Exercise =
Find the word "this" in the material below and gather every line that contains it.

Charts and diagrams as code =
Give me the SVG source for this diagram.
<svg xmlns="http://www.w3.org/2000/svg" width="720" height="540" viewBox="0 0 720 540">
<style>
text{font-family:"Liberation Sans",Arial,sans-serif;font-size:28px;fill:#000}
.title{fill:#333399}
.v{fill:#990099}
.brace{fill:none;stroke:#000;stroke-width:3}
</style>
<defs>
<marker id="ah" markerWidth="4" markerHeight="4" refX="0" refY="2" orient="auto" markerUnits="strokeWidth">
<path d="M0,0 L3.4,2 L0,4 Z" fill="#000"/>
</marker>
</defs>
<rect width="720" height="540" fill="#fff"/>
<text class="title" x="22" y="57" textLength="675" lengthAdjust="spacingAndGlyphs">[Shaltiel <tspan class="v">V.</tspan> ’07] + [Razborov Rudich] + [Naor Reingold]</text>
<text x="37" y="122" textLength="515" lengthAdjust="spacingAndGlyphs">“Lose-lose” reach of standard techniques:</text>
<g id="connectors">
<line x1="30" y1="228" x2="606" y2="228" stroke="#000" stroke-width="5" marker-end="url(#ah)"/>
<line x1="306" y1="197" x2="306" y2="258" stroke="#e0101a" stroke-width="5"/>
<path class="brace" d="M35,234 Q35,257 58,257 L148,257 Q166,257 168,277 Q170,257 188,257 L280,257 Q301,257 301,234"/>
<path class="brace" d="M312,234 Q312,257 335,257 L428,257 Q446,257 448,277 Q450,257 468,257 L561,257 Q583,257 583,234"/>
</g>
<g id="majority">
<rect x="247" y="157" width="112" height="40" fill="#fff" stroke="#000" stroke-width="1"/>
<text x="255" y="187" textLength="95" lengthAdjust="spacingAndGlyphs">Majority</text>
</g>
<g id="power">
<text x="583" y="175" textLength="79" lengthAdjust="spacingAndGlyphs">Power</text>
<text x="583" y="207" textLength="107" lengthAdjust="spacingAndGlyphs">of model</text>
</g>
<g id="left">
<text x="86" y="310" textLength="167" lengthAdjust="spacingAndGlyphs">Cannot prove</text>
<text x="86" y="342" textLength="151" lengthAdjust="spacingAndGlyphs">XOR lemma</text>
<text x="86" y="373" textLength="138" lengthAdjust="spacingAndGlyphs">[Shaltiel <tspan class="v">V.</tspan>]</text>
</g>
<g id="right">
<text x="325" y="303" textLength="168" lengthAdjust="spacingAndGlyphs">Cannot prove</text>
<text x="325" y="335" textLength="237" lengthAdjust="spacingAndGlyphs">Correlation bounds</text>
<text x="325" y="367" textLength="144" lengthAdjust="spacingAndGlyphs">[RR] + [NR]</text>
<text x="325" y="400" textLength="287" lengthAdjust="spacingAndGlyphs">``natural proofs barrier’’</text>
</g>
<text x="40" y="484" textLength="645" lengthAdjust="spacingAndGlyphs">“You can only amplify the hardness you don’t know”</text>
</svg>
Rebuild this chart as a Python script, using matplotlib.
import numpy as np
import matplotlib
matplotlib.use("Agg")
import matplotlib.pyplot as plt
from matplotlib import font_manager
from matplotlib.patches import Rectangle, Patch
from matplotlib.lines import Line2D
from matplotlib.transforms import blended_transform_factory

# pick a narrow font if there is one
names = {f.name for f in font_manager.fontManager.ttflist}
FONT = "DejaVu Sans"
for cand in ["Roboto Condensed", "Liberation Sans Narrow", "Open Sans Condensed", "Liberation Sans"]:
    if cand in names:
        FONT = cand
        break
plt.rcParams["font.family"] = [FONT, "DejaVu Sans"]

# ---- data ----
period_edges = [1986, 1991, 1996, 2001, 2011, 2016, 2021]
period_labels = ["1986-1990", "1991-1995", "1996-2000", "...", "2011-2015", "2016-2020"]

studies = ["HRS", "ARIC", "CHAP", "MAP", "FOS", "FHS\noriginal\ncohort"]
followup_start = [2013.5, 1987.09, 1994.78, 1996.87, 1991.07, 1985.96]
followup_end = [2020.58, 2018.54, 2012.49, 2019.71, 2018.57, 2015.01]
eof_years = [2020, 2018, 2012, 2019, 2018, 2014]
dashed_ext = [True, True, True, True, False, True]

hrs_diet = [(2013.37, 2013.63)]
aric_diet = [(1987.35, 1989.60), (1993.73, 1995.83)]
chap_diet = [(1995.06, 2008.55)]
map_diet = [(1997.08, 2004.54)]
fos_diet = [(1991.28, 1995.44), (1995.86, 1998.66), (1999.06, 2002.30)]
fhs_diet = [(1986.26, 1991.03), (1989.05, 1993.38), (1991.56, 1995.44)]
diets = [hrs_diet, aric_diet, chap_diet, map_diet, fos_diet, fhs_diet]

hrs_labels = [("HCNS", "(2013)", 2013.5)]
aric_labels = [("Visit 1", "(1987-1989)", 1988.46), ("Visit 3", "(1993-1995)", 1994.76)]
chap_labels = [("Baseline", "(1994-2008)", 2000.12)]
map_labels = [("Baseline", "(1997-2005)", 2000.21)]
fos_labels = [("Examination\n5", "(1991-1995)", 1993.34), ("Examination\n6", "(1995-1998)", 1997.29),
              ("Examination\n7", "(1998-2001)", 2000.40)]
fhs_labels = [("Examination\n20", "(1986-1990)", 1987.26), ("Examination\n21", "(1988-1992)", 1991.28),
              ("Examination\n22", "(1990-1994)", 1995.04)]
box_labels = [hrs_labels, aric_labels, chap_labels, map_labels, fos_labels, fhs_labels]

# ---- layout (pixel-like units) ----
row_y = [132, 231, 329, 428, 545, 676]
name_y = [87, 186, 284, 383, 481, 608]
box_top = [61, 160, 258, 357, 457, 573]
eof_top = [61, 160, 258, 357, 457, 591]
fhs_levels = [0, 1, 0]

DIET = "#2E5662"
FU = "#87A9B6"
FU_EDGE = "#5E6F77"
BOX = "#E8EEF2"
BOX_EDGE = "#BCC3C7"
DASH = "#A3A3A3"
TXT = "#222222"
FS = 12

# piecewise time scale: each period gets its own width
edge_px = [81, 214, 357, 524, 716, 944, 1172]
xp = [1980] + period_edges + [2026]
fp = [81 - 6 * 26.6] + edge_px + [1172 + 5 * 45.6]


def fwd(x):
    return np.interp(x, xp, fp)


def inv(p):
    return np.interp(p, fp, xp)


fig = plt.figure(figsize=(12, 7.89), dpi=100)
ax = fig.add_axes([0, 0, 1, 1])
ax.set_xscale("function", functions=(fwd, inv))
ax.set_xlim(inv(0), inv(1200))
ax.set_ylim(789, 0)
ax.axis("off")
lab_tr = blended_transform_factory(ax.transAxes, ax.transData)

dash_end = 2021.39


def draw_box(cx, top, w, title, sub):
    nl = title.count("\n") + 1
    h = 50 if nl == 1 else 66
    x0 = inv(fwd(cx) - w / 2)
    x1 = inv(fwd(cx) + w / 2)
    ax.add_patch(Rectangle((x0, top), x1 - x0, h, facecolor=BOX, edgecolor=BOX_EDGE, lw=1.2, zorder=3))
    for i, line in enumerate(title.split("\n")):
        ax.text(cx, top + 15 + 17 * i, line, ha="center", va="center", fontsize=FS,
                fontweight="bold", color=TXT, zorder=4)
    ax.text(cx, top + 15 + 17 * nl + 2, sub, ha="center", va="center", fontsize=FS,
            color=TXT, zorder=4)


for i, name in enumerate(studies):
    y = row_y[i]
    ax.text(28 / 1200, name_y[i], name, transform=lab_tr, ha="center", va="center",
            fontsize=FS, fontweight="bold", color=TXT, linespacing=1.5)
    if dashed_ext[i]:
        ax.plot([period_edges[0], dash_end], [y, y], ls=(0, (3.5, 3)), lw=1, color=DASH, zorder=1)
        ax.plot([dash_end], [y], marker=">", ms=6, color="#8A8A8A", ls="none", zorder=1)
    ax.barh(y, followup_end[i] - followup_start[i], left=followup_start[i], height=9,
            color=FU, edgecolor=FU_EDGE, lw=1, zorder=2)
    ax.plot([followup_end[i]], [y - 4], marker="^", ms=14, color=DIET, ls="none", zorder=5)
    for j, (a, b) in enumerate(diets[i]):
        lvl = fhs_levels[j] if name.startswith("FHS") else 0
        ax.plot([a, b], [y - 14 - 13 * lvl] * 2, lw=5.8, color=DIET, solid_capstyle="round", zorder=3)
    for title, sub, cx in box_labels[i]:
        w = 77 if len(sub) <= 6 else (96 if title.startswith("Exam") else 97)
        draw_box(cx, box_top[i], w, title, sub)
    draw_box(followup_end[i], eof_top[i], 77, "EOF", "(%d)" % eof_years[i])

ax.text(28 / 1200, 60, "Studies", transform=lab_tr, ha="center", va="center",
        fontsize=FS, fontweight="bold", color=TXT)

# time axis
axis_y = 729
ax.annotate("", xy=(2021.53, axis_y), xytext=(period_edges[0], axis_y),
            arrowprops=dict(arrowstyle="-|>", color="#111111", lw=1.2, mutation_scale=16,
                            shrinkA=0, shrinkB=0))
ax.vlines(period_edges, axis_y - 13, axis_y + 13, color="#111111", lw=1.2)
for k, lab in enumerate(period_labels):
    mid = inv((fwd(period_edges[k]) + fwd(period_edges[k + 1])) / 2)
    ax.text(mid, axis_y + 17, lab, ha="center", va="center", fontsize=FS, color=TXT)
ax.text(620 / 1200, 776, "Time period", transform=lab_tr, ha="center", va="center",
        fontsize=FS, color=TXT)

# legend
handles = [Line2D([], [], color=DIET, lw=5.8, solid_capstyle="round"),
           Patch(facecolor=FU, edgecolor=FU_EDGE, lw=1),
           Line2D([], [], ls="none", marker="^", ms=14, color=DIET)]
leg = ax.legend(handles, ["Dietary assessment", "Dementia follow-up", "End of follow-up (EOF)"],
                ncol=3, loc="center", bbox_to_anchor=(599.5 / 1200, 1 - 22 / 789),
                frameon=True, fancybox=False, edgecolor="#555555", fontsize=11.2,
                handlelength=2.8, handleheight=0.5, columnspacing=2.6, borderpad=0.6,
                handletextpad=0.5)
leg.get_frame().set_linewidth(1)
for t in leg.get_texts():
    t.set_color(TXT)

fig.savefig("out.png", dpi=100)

Solution =
Give me the SVG source for this diagram.
Rebuild this chart as a Python script, using matplotlib.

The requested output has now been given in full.